For 35 years, Hughes has stuck to his guns and kept silent on what happened between him and Plath. Now, as out of a hat, he's produced 88 poems charting, in roughly chronological order, their life together, from when he first met her (“I was/Just hanging around, courting you/Afloat on the morning tide and tipsy feelings/Of my twenty-fifth year”) to when, 35 years after her death, he is left only with memories and what traces of her remain. “Remember how we picked the daffodils?/Nobody else remembers, but I remember,” he writes in one poem. And in another: “I remember your fingers. And your daughter's/ Fingers remember your fingers/In everything they do.”

In general, the poems are intimate and open when the relationship was good or at least still viable; they become increasingly hermetic as the relationship turns bad – which, of course, is the part everyone's interested in. Hughes knows this, and has no intention of giving satisfaction. Birthday Letters is Hughes' portrait of a marriage. It isn't legal testimony, it isn't a memoir, and it's certainly not a mea culpa. The book's most remarkable aspect may well be, in fact, that, having finally broken his silence, Hughes never really talks about Plath. Instead, he talks to her, as if she were still here and we, the readers, didn't exist at all. The effect of this is oddly moving, because Plath clearly remains a vivid part of Hughes' life.

According to the book, Hughes spent much of his marriage in the passive role, a kind of nursemaid to Plath's moods and rages. “I simply/Trod accompaniment, carried babies,” he writes at one point; elsewhere he describes himself as “the male lead in your drama.” To Hughes, clearly, the marriage was more about Plath than about him. His detractors will claim that he simply isn't examining himself very closely, and they may well be right. Nonetheless, Birthday Letters does succeed in revealing how the marriage felt to him – which, I guess, is the point. Unfortunately, for those not already clued in to the Plath/Hughes story, a lot of the book is not going to be very meaningful. Another, more serious, problem is that some of these poems aren't up to Hughes' own standard – too many of them feel like vaguely worked-up diary entries.

It was May. How had it started? WhatHad bared our edges? What quirky twistOf the moon's blade had set us, so early in the day,Bleeding each other? What had I done?

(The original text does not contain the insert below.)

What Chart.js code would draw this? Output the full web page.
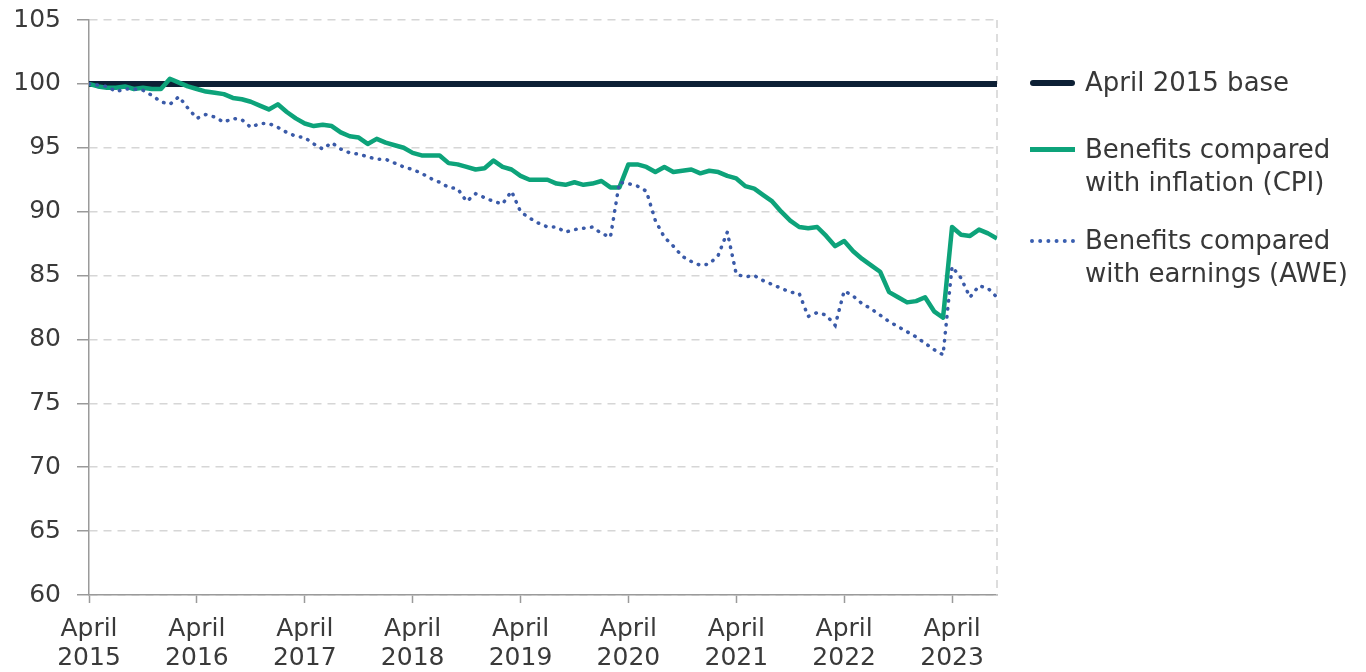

By the time Hughes finally gets around to answering all these questions, a lot of readers, I suspect, will have lost interest. There are many wonderful passages in Birthday Letters, but fewer fully achieved poems, and the book itself feels increasingly vague as it goes on, more a photograph album of random impressions (honeymoon in Spain, trip to the Grand Canyon, return to England, etc.) than a taut, fully realized work. It feels as if these were poems Hughes needed to write for therapeutic reasons rather than for poetic ones. What Birthday Letters could have done with is a bit of Plath's electricity.